The whole thing with dub jobs these days isn't editing - sure, there are examples of shows that got butchered to cater to a younger demographic, but generally speaking, companies now realize which shows go to which demographic and do market accordingly. The previous arguments are missing the 10-year gap between the way the market was in the late 90s and how it is today. And a lot has changed in that span of time.
The thing that irks me more are the choices for what to translate things to. That's not editing, though. For instance, let's take Bleach. Both Bleach AND Death Note were licensed, translated, and released by Viz, but there's some intrinsic need to translate 'Shinigami' to 'Soul Reaper' in Bleach, but at the same time, leave it as 'Shinigami' in Death Note? Really? Heck, even the literal 'Death God' meaning I would have settled for.

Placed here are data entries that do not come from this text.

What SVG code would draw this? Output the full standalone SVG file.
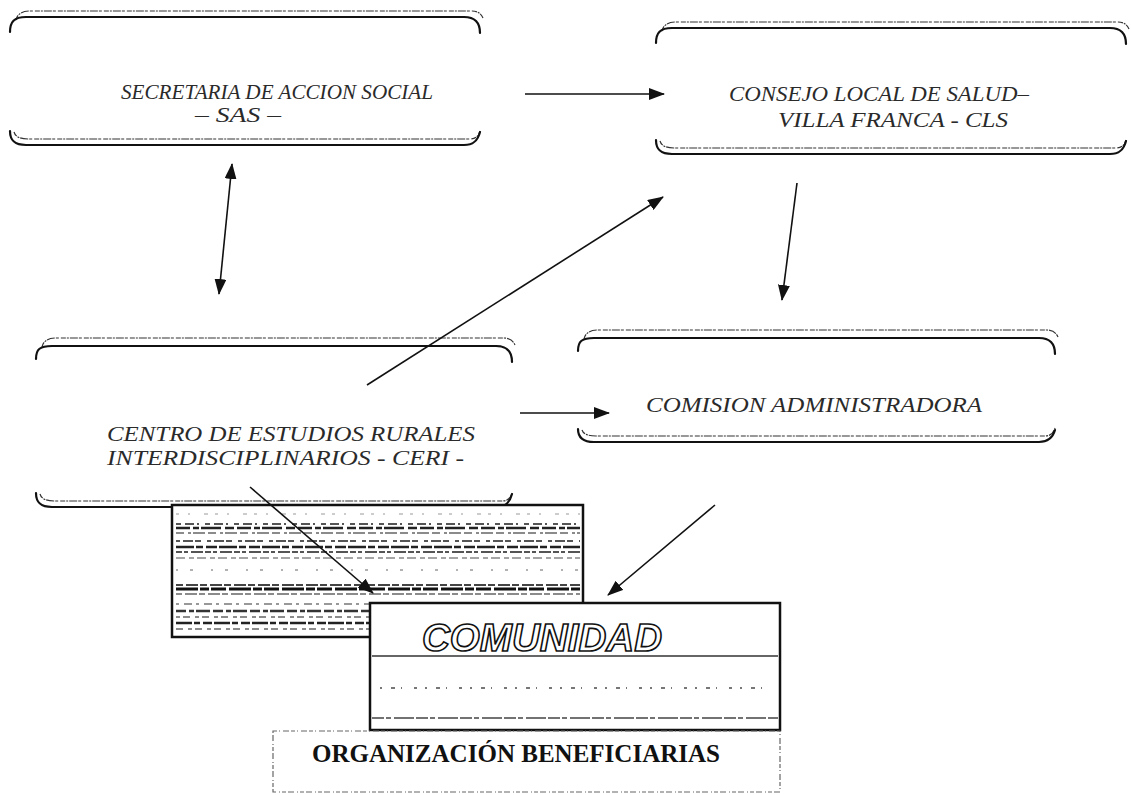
<svg xmlns="http://www.w3.org/2000/svg" width="1131" height="795" viewBox="0 0 1131 795">
<style>
.thick{fill:none;stroke:#111;stroke-width:2.2;stroke-linecap:round}
.thin{fill:none;stroke:#333;stroke-width:1.2;stroke-dasharray:5 1 2 1 8 1 3 2}
.lbl{font-family:"Liberation Serif","Times New Roman",serif;font-style:italic;font-size:21px;fill:#2a2a2a}
.con{fill:none;stroke:#111;stroke-width:1.6}
.noise{fill:none;stroke-linecap:butt}
</style>
<defs>
<marker id="ah" viewBox="0 0 16 12" refX="15" refY="6" markerWidth="16" markerHeight="12" markerUnits="userSpaceOnUse" orient="auto-start-reverse">
<path d="M0,0 L16,6 L0,12 z" fill="#111"/>
</marker>
</defs>
<rect width="1131" height="795" fill="#fff"/>

<g id="node-sas">
<path class="thin" d="M16,20 Q18,11 30,11 H472 Q480,11 483,18"/>
<path class="thick" d="M10,32 C10,22 14,17 26,17 H464 C475,17 480,22 480,33"/>
<path class="thin" d="M14,132 Q16,139 28,139 H470 Q478,139 480,131"/>
<path class="thick" d="M10,131 C10,140 14,145 26,145 H464 C474,145 478,140 480,132"/>
<text class="lbl" x="121" y="99" textLength="312" lengthAdjust="spacingAndGlyphs">SECRETARIA DE ACCION SOCIAL</text>
<text class="lbl" x="195" y="122" textLength="86" lengthAdjust="spacingAndGlyphs">– SAS –</text>
</g>

<g id="node-cls">
<path class="thin" d="M662,31 Q664,22 676,22 H1118 Q1126,22 1129,29"/>
<path class="thick" d="M656,43 C656,33 660,28 672,28 H1110 C1121,28 1126,33 1126,44"/>
<path class="thin" d="M660,141 Q662,148 674,148 H1116 Q1124,148 1126,140"/>
<path class="thick" d="M656,140 C656,149 660,154 672,154 H1110 C1120,154 1124,149 1126,141"/>
<text class="lbl" x="729" y="101" textLength="300" lengthAdjust="spacingAndGlyphs">CONSEJO LOCAL DE SALUD–</text>
<text class="lbl" x="778" y="127" textLength="230" lengthAdjust="spacingAndGlyphs">VILLA FRANCA - CLS</text>
</g>

<g id="node-ceri">
<path class="thin" d="M42,347 Q44,338 56,338 H504 Q512,338 515,345"/>
<path class="thick" d="M36,359 C36,349 40,346 52,346 H496 C507,346 512,351 512,362"/>
<path class="thin" d="M40,494 Q42,501 54,501 H502 Q510,501 512,493"/>
<path class="thick" d="M36,493 C36,502 40,507 52,507 H496 C506,507 510,502 512,494"/>
<text class="lbl" x="107" y="441" textLength="368" lengthAdjust="spacingAndGlyphs">CENTRO DE ESTUDIOS RURALES</text>
<text class="lbl" x="107" y="465" textLength="357" lengthAdjust="spacingAndGlyphs">INTERDISCIPLINARIOS  - CERI -</text>
</g>

<g id="node-comision">
<path class="thin" d="M584,339 Q586,330 598,330 H1047 Q1055,330 1058,337"/>
<path class="thick" d="M578,351 C578,341 582,338 594,338 H1039 C1050,338 1055,343 1055,354"/>
<path class="thin" d="M582,430 Q584,436 596,436 H1045 Q1053,436 1055,428"/>
<path class="thick" d="M578,429 C578,437 582,442 594,442 H1039 C1049,442 1053,437 1055,430"/>
<text class="lbl" x="646" y="412" textLength="336" lengthAdjust="spacingAndGlyphs">COMISION ADMINISTRADORA</text>
</g>

<g id="node-back">
<rect x="172" y="505" width="411" height="132" fill="#fff" stroke="#111" stroke-width="2.5"/>
<g class="noise">
<line x1="176" y1="514" x2="580" y2="514" stroke="#999" stroke-width="1.2" stroke-dasharray="3 9 2 14 4 7"/>
<line x1="176" y1="524" x2="580" y2="524" stroke="#555" stroke-width="2" stroke-dasharray="5 4 9 3 2 6"/>
<line x1="176" y1="528" x2="580" y2="528" stroke="#222" stroke-width="2.5" stroke-dasharray="14 3 6 2 20 4 9 3"/>
<line x1="176" y1="533" x2="580" y2="533" stroke="#666" stroke-width="1.5" stroke-dasharray="8 4 3 2 12 3"/>
<line x1="176" y1="541" x2="580" y2="541" stroke="#555" stroke-width="2" stroke-dasharray="4 3 10 2 6 6"/>
<line x1="176" y1="547" x2="580" y2="547" stroke="#222" stroke-width="2.5" stroke-dasharray="18 2 7 3 11 2"/>
<line x1="176" y1="552" x2="580" y2="552" stroke="#555" stroke-width="2" stroke-dasharray="6 2 4 3 12 2"/>
<line x1="176" y1="558" x2="580" y2="558" stroke="#888" stroke-width="1.5" stroke-dasharray="9 4 5 3"/>
<line x1="176" y1="570" x2="580" y2="570" stroke="#999" stroke-width="1.5" stroke-dasharray="2 12 3 18"/>
<line x1="176" y1="585" x2="580" y2="585" stroke="#444" stroke-width="2" stroke-dasharray="7 3 12 2"/>
<line x1="176" y1="589" x2="580" y2="589" stroke="#111" stroke-width="3" stroke-dasharray="22 2 9 2 15 3"/>
<line x1="176" y1="594" x2="580" y2="594" stroke="#666" stroke-width="1.5" stroke-dasharray="6 3 12 2"/>
<line x1="176" y1="604" x2="580" y2="604" stroke="#777" stroke-width="1.5" stroke-dasharray="3 5 8 4"/>
<line x1="176" y1="611" x2="580" y2="611" stroke="#333" stroke-width="2.5" stroke-dasharray="10 3 5 2 14 3"/>
<line x1="176" y1="617" x2="580" y2="617" stroke="#666" stroke-width="1.5" stroke-dasharray="4 3 7 5"/>
<line x1="176" y1="623" x2="580" y2="623" stroke="#222" stroke-width="2.5" stroke-dasharray="16 2 6 3 9 2"/>
<line x1="176" y1="629" x2="580" y2="629" stroke="#666" stroke-width="1.5" stroke-dasharray="7 5 4 3"/>
</g>
</g>

<g id="node-comunidad">
<rect x="370" y="603" width="410" height="127" fill="#fff" stroke="#111" stroke-width="2.5"/>
<line x1="372" y1="656" x2="778" y2="656" stroke="#333" stroke-width="1.5"/>
<line x1="380" y1="688" x2="770" y2="688" stroke="#777" stroke-width="2" stroke-dasharray="2 9 4 6 1 12 3 8"/>
<line x1="372" y1="718" x2="778" y2="718" stroke="#444" stroke-width="1.5" stroke-dasharray="12 2 5 3 20 2"/>
<text x="422" y="651" textLength="240" lengthAdjust="spacingAndGlyphs" style="font-family:'Liberation Sans',Arial,sans-serif;font-weight:bold;font-style:italic;font-size:38px;fill:#fff;stroke:#111;stroke-width:1.6">COMUNIDAD</text>
</g>

<g id="node-organizacion">
<rect x="273" y="731" width="507" height="61" fill="none" stroke="#666" stroke-width="1.2" stroke-dasharray="4 2 1 3 6 2"/>
<text x="312" y="762" textLength="408" lengthAdjust="spacingAndGlyphs" style="font-family:'Liberation Serif','Times New Roman',serif;font-weight:bold;font-size:25px;fill:#111">ORGANIZACIÓN BENEFICIARIAS</text>
</g>

<g id="connectors">
<path id="sas-cls" class="con" d="M525,94 L664,94" marker-end="url(#ah)"/>
<path id="sas-ceri" class="con" d="M219,294 L232,164" stroke-width="2" marker-start="url(#ah)" marker-end="url(#ah)"/>
<path id="ceri-cls" class="con" d="M367,385 L663,197" marker-end="url(#ah)"/>
<path id="cls-comision" class="con" d="M797,183 L782,300" marker-end="url(#ah)"/>
<path id="ceri-comision" class="con" d="M520,413 L609,413" marker-end="url(#ah)"/>
<path id="ceri-comunidad" class="con" d="M250,487 L373,593" marker-end="url(#ah)"/>
<path id="comision-comunidad" class="con" d="M715,505 L608,595" marker-end="url(#ah)"/>
</g>
</svg>
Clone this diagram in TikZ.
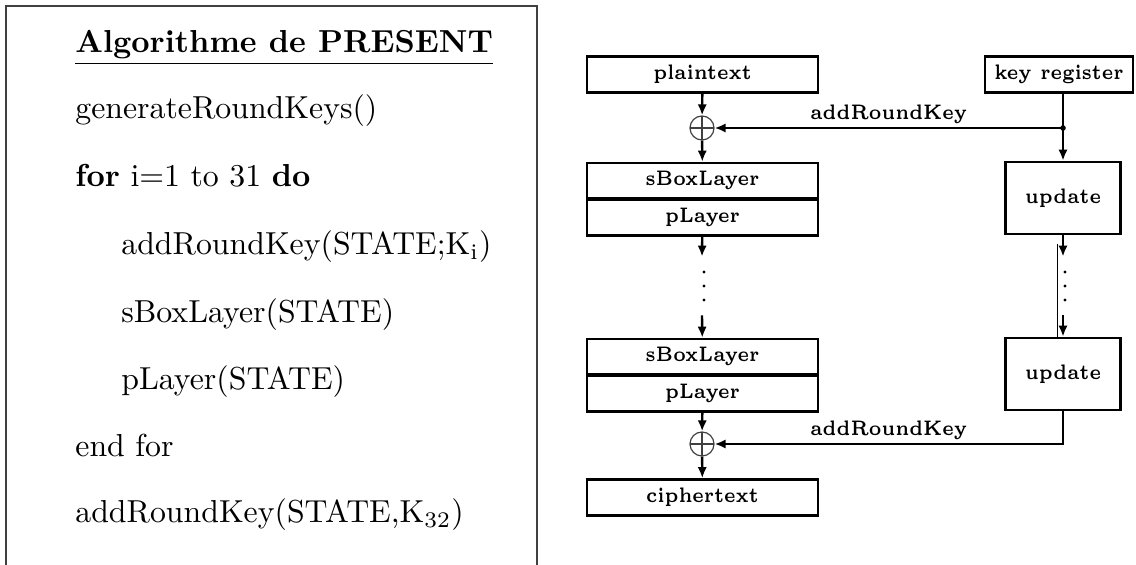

Although, I've given up on watching dubs for the most part also. Not because of editing, or [lack of] acting ability (except on occasion), but because the talent pool for the English companies is so small that I'm just sick and tired of hearing the exact same people over and over and over again. At least with the Japanese originals there's A) a far larger talent pool and B) the distinctive actors have to be really distinctive for me to recognize their voices enough to link them back to another role. It also doesn't help that my sisters get so annoyingly ga-ga over a few of the English voice actors - which certainly doesn't help my growing irritation with the whole thing.
To put it shortly, I carefully choose which series I want to watch before I even watch them, so I don't have a running list for 'worsts'. Although what little of Weiss Kreuz I saw was pretty awful (the only redeeming part of that was that the included dub bloopers were funny, but that can't really atone for the series itself).